Stated problem
Leave out the pictures, and return only the lines running from the one that contains "What Plotly code" to the one that contains "y_range = [354, 361]", both included, exactly as they appear.

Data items
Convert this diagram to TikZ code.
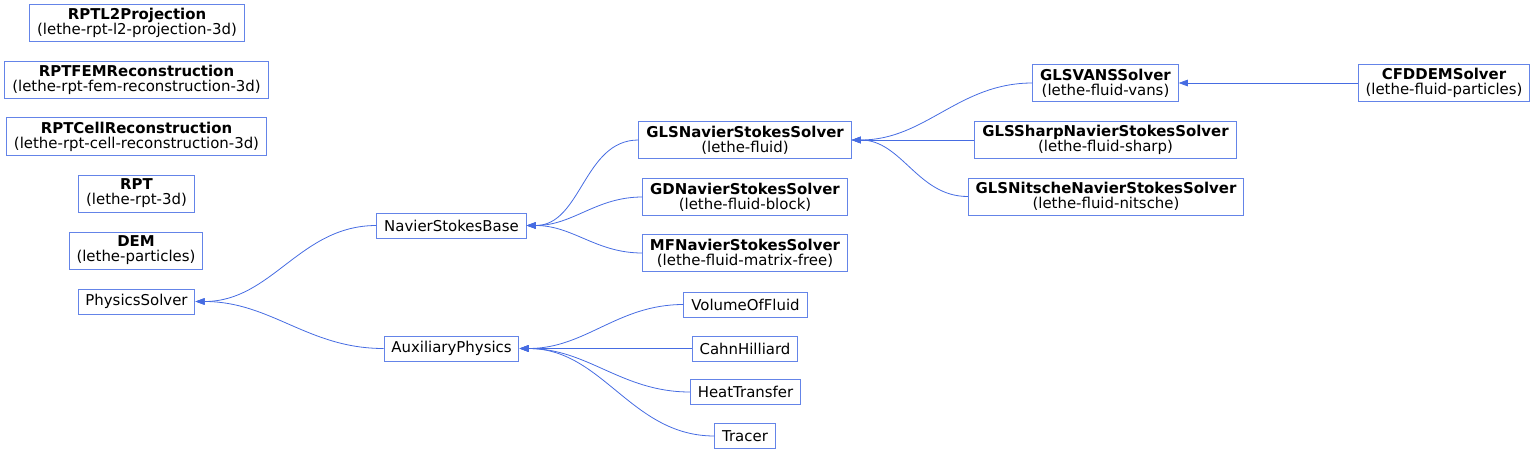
\documentclass[tikz,border=0pt]{standalone}
\usepackage{fontspec}
\setmainfont{DejaVu Sans}
\usepackage{tikz}
\usetikzlibrary{arrows.meta}

\definecolor{boxblue}{RGB}{100,132,232}
\definecolor{edgeblue}{RGB}{70,108,226}

\tikzset{
  cls/.style={rectangle,draw=boxblue,fill=white,line width=0.75pt,inner xsep=5.5pt,inner ysep=0pt,minimum height=18.75pt,align=center,font=\fontsize{11.2}{11.4}\selectfont},
  pkg/.style={cls,minimum height=27.75pt},
  edge/.style={-{Triangle[length=7pt,width=5pt]},draw=edgeblue,line width=0.6pt}
}

\begin{document}
\begin{tikzpicture}[x=0.75pt,y=-0.75pt]
\useasboundingbox (0,0) rectangle (1536,453);
% standalone applications
\node[pkg] (l2) at (137,23) {\textbf{RPTL2Projection}\\(lethe-rpt-l2-projection-3d)};
\node[pkg] (fem) at (136.5,80) {\textbf{RPTFEMReconstruction}\\(lethe-rpt-fem-reconstruction-3d)};
\node[pkg] (cell) at (136.5,136.5) {\textbf{RPTCellReconstruction}\\(lethe-rpt-cell-reconstruction-3d)};
\node[pkg] (rpt) at (136.5,193.5) {\textbf{RPT}\\(lethe-rpt-3d)};
\node[pkg] (dem) at (136,250.5) {\textbf{DEM}\\(lethe-particles)};
% base classes
\node[cls] (phys) at (136.5,301.5) {PhysicsSolver};
\node[cls] (nsb) at (451.5,225.5) {NavierStokesBase};
\node[cls] (aux) at (451.5,348.5) {AuxiliaryPhysics};
% fluid solvers
\node[pkg] (gls) at (745,140) {\textbf{GLSNavierStokesSolver}\\(lethe-fluid)};
\node[pkg] (gd) at (745,197) {\textbf{GDNavierStokesSolver}\\(lethe-fluid-block)};
\node[pkg] (mf) at (745,253) {\textbf{MFNavierStokesSolver}\\(lethe-fluid-matrix-free)};
\node[pkg] (vans) at (1105.5,83) {\textbf{GLSVANSSolver}\\(lethe-fluid-vans)};
\node[pkg] (sharp) at (1105.5,140) {\textbf{GLSSharpNavierStokesSolver}\\(lethe-fluid-sharp)};
\node[pkg] (nit) at (1106,196.5) {\textbf{GLSNitscheNavierStokesSolver}\\(lethe-fluid-nitsche)};
\node[pkg] (cfd) at (1444,83) {\textbf{CFDDEMSolver}\\(lethe-fluid-particles)};
% auxiliary physics
\node[cls] (vof) at (745.5,304.5) {VolumeOfFluid};
\node[cls] (ch) at (745,348.5) {CahnHilliard};
\node[cls] (ht) at (745.5,392) {HeatTransfer};
\node[cls] (tr) at (745,436) {Tracer};
% inheritance
\draw[edge] (nsb.west) to[out=180,in=0] (phys.east);
\draw[edge] (aux.west) to[out=180,in=0] (phys.east);
\draw[edge] (gls.west) to[out=180,in=0] (nsb.east);
\draw[edge] (gd.west) to[out=180,in=0] (nsb.east);
\draw[edge] (mf.west) to[out=180,in=0] (nsb.east);
\draw[edge] (vans.west) to[out=180,in=0] (gls.east);
\draw[edge] (sharp.west) -- (gls.east);
\draw[edge] (nit.west) to[out=180,in=0] (gls.east);
\draw[edge] (cfd.west) -- (vans.east);
\draw[edge] (vof.west) to[out=180,in=0] (aux.east);
\draw[edge] (ch.west) -- (aux.east);
\draw[edge] (ht.west) to[out=180,in=0] (aux.east);
\draw[edge] (tr.west) to[out=180,in=0] (aux.east);
\end{tikzpicture}
\end{document}
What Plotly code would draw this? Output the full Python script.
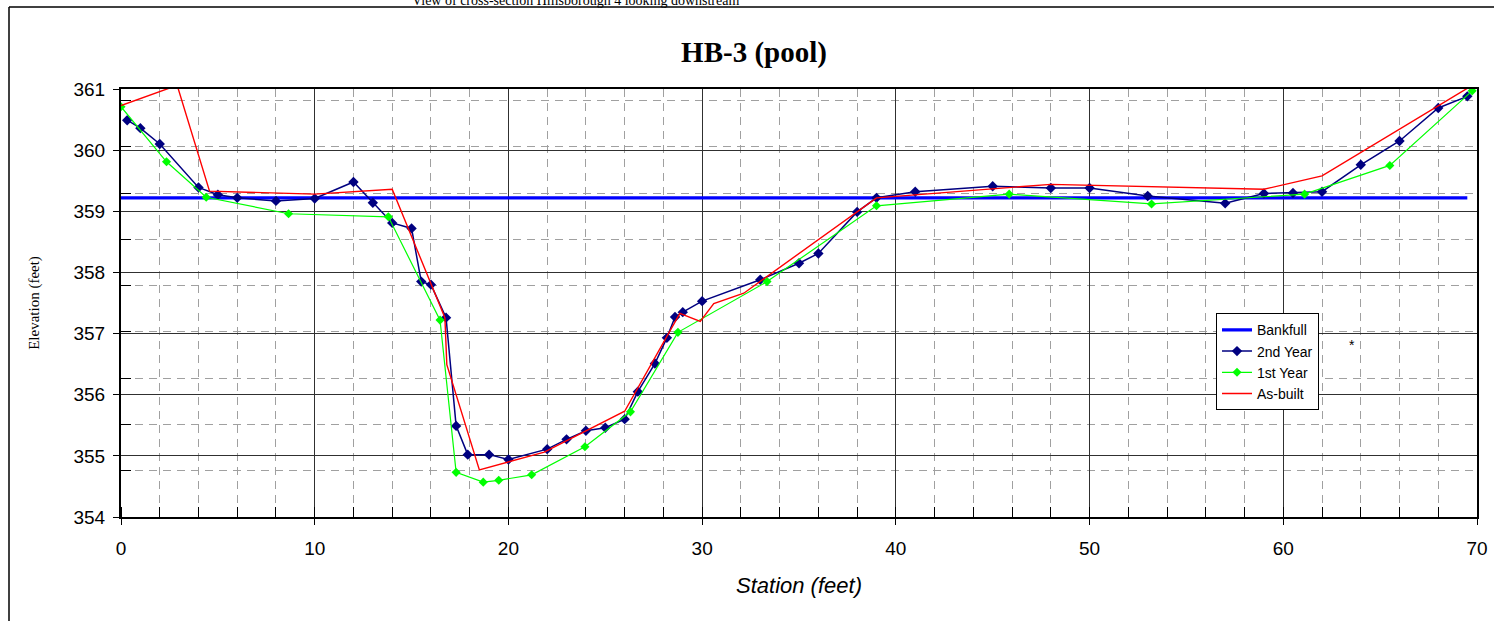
import plotly.graph_objects as go

# ---- data ----
bankfull_x = [0, 69.5]
bankfull_y = [359.22, 359.22]

second_year_x = [0.32, 1.0, 2.0, 4.0, 5.0, 6.0, 8.0, 10.0, 12.0, 13.0, 14.0, 15.0, 15.5, 16.0,
                 16.78, 17.3, 17.9, 19.0, 20.0, 22.0, 23.0, 24.0, 25.0, 26.0, 26.68, 27.56, 28.18,
                 28.6, 29.0, 30.0, 33.0, 35.0, 36.0, 38.0, 39.0, 41.0, 45.0, 48.0, 50.0, 53.0,
                 57.0, 59.0, 60.5, 62.0, 64.0, 66.0, 68.0, 69.5]
second_year_y = [360.49, 360.36, 360.10, 359.39, 359.27, 359.22, 359.17, 359.21, 359.48, 359.14,
                 358.81, 358.72, 357.85, 357.80, 357.26, 355.49, 355.02, 355.02, 354.94, 355.11,
                 355.27, 355.41, 355.46, 355.60, 356.05, 356.51, 356.93, 357.27, 357.35, 357.53,
                 357.88, 358.15, 358.31, 358.99, 359.22, 359.32, 359.41, 359.38, 359.38, 359.25,
                 359.13, 359.29, 359.30, 359.32, 359.76, 360.15, 360.69, 360.88]

first_year_x = [0.0, 2.35, 4.4, 8.65, 13.8, 16.47, 17.3, 18.7, 19.5, 21.2, 23.95, 26.3, 28.75,
                33.35, 39.0, 45.85, 53.2, 61.1, 65.5, 69.75]
first_year_y = [360.71, 359.81, 359.23, 358.96, 358.91, 357.22, 354.73, 354.57, 354.60, 354.69,
                355.15, 355.72, 357.02, 357.85, 359.09, 359.28, 359.12, 359.28, 359.75, 360.97]

as_built_x = [0.0, 2.9, 4.57, 10.0, 14.0, 16.72, 16.82, 18.5, 21.85, 26.0, 28.85, 29.9, 30.6,
              32.15, 39.0, 48.0, 59.0, 62.0, 69.65]
as_built_y = [360.73, 361.06, 359.33, 359.28, 359.36, 357.26, 356.49, 354.77, 355.06, 355.73,
              357.33, 357.20, 357.49, 357.66, 359.22, 359.44, 359.36, 359.58, 361.04]

x_range = [0, 70]
y_range = [354, 361]

SANS = "Liberation Sans, Arial, sans-serif"
SERIF = "Liberation Serif, Times New Roman, serif"

fig = go.Figure()
fig.add_trace(go.Scatter(x=bankfull_x, y=bankfull_y, mode="lines", name="Bankfull",
                         line=dict(color="#0000FF", width=3.2)))
fig.add_trace(go.Scatter(x=second_year_x, y=second_year_y, mode="lines+markers", name="2nd Year",
                         line=dict(color="#000080", width=1.5),
                         marker=dict(symbol="diamond", size=8, color="#000080")))
fig.add_trace(go.Scatter(x=first_year_x, y=first_year_y, mode="lines+markers", name="1st Year",
                         line=dict(color="#00FF00", width=1.2),
                         marker=dict(symbol="diamond", size=7, color="#00FF00")))
fig.add_trace(go.Scatter(x=as_built_x, y=as_built_y, mode="lines", name="As-built",
                         line=dict(color="#FF0000", width=1.4)))

L, R, T, B = 121, 17, 89, 104
W, H = 1494, 621
pw, ph = W - L - R, H - T - B

def px(xp):
    return (xp - L) / pw

def py(yp):
    return (H - B - yp) / ph

fig.update_layout(
    width=W, height=H, autosize=False,
    margin=dict(l=L, r=R, t=T, b=B, pad=0, autoexpand=False),
    paper_bgcolor="white", plot_bgcolor="white",
    title=dict(text="<b>HB-3 (pool)</b>", x=px(754), xref="paper", xanchor="center",
               y=1 - 52 / H, yanchor="middle",
               font=dict(family=SERIF, size=29, color="black")),
    showlegend=True,
    legend=dict(x=px(1216), y=py(313.3), xanchor="left", yanchor="top",
                bgcolor="white", bordercolor="black", borderwidth=1,
                font=dict(family=SANS, size=14, color="black"), tracegroupgap=0),
    xaxis=dict(range=x_range, dtick=10, tick0=0, showgrid=True, gridcolor="#303030", gridwidth=1,
               zeroline=False, showline=True, linecolor="black", linewidth=2, mirror=True,
               automargin=False,
               ticks="outside", ticklen=6, tickcolor="black", ticklabelstandoff=7,
               tickfont=dict(family=SANS, size=19, color="black"),
               minor=dict(dtick=2, tick0=0, showgrid=True, gridcolor="#a0a0a0", griddash="8px,6px",
                          gridwidth=1, ticks="inside", ticklen=10, tickcolor="black"),
               title=dict(text="<i>Station (feet)</i>", standoff=20,
                          font=dict(family=SANS, size=22, color="black"))),
    yaxis=dict(range=y_range, dtick=1, tick0=354, showgrid=True, gridcolor="#303030", gridwidth=1,
               zeroline=False, showline=True, linecolor="black", linewidth=2, mirror=True,
               automargin=False,
               ticks="outside", ticklen=6, tickcolor="black", ticklabelstandoff=4,
               tickfont=dict(family=SANS, size=19, color="black"),
               minor=dict(dtick=0.757, tick0=354, showgrid=True, gridcolor="#a0a0a0",
                          griddash="8px,6px", gridwidth=1, ticks="inside", ticklen=10,
                          tickcolor="black"),
               title=dict(text="Elevation (feet)", standoff=30,
                          font=dict(family=SERIF, size=15, color="black"))),
)

fig.add_annotation(text="View of cross-section Hillsborough 4 looking downstream",
                   xref="paper", yref="paper", x=px(575), y=py(0), xanchor="center",
                   yanchor="middle", showarrow=False,
                   font=dict(family=SERIF, size=14, color="black"))
fig.add_annotation(text="*", xref="paper", yref="paper", x=px(1352), y=py(345),
                   xanchor="center", yanchor="middle", showarrow=False,
                   font=dict(family=SANS, size=14, color="black"))

# outer chart frame (left and top edges)
fig.add_shape(type="line", xref="paper", yref="paper", x0=px(9), x1=px(9),
              y0=py(7), y1=py(640), line=dict(color="black", width=1.5))
fig.add_shape(type="line", xref="paper", yref="paper", x0=px(9), x1=px(1510),
              y0=py(7), y1=py(7), line=dict(color="black", width=1.5))

fig.write_html("out.html",
               config={"displayModeBar": False, "responsive": False},
               post_script="document.body.style.margin='0';document.body.style.overflow='hidden';")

Exercise answer
What Plotly code would draw this? Output the full Python script.
import plotly.graph_objects as go

# ---- data ----
bankfull_x = [0, 69.5]
bankfull_y = [359.22, 359.22]

second_year_x = [0.32, 1.0, 2.0, 4.0, 5.0, 6.0, 8.0, 10.0, 12.0, 13.0, 14.0, 15.0, 15.5, 16.0,
                 16.78, 17.3, 17.9, 19.0, 20.0, 22.0, 23.0, 24.0, 25.0, 26.0, 26.68, 27.56, 28.18,
                 28.6, 29.0, 30.0, 33.0, 35.0, 36.0, 38.0, 39.0, 41.0, 45.0, 48.0, 50.0, 53.0,
                 57.0, 59.0, 60.5, 62.0, 64.0, 66.0, 68.0, 69.5]
second_year_y = [360.49, 360.36, 360.10, 359.39, 359.27, 359.22, 359.17, 359.21, 359.48, 359.14,
                 358.81, 358.72, 357.85, 357.80, 357.26, 355.49, 355.02, 355.02, 354.94, 355.11,
                 355.27, 355.41, 355.46, 355.60, 356.05, 356.51, 356.93, 357.27, 357.35, 357.53,
                 357.88, 358.15, 358.31, 358.99, 359.22, 359.32, 359.41, 359.38, 359.38, 359.25,
                 359.13, 359.29, 359.30, 359.32, 359.76, 360.15, 360.69, 360.88]

first_year_x = [0.0, 2.35, 4.4, 8.65, 13.8, 16.47, 17.3, 18.7, 19.5, 21.2, 23.95, 26.3, 28.75,
                33.35, 39.0, 45.85, 53.2, 61.1, 65.5, 69.75]
first_year_y = [360.71, 359.81, 359.23, 358.96, 358.91, 357.22, 354.73, 354.57, 354.60, 354.69,
                355.15, 355.72, 357.02, 357.85, 359.09, 359.28, 359.12, 359.28, 359.75, 360.97]

as_built_x = [0.0, 2.9, 4.57, 10.0, 14.0, 16.72, 16.82, 18.5, 21.85, 26.0, 28.85, 29.9, 30.6,
              32.15, 39.0, 48.0, 59.0, 62.0, 69.65]
as_built_y = [360.73, 361.06, 359.33, 359.28, 359.36, 357.26, 356.49, 354.77, 355.06, 355.73,
              357.33, 357.20, 357.49, 357.66, 359.22, 359.44, 359.36, 359.58, 361.04]

x_range = [0, 70]
y_range = [354, 361]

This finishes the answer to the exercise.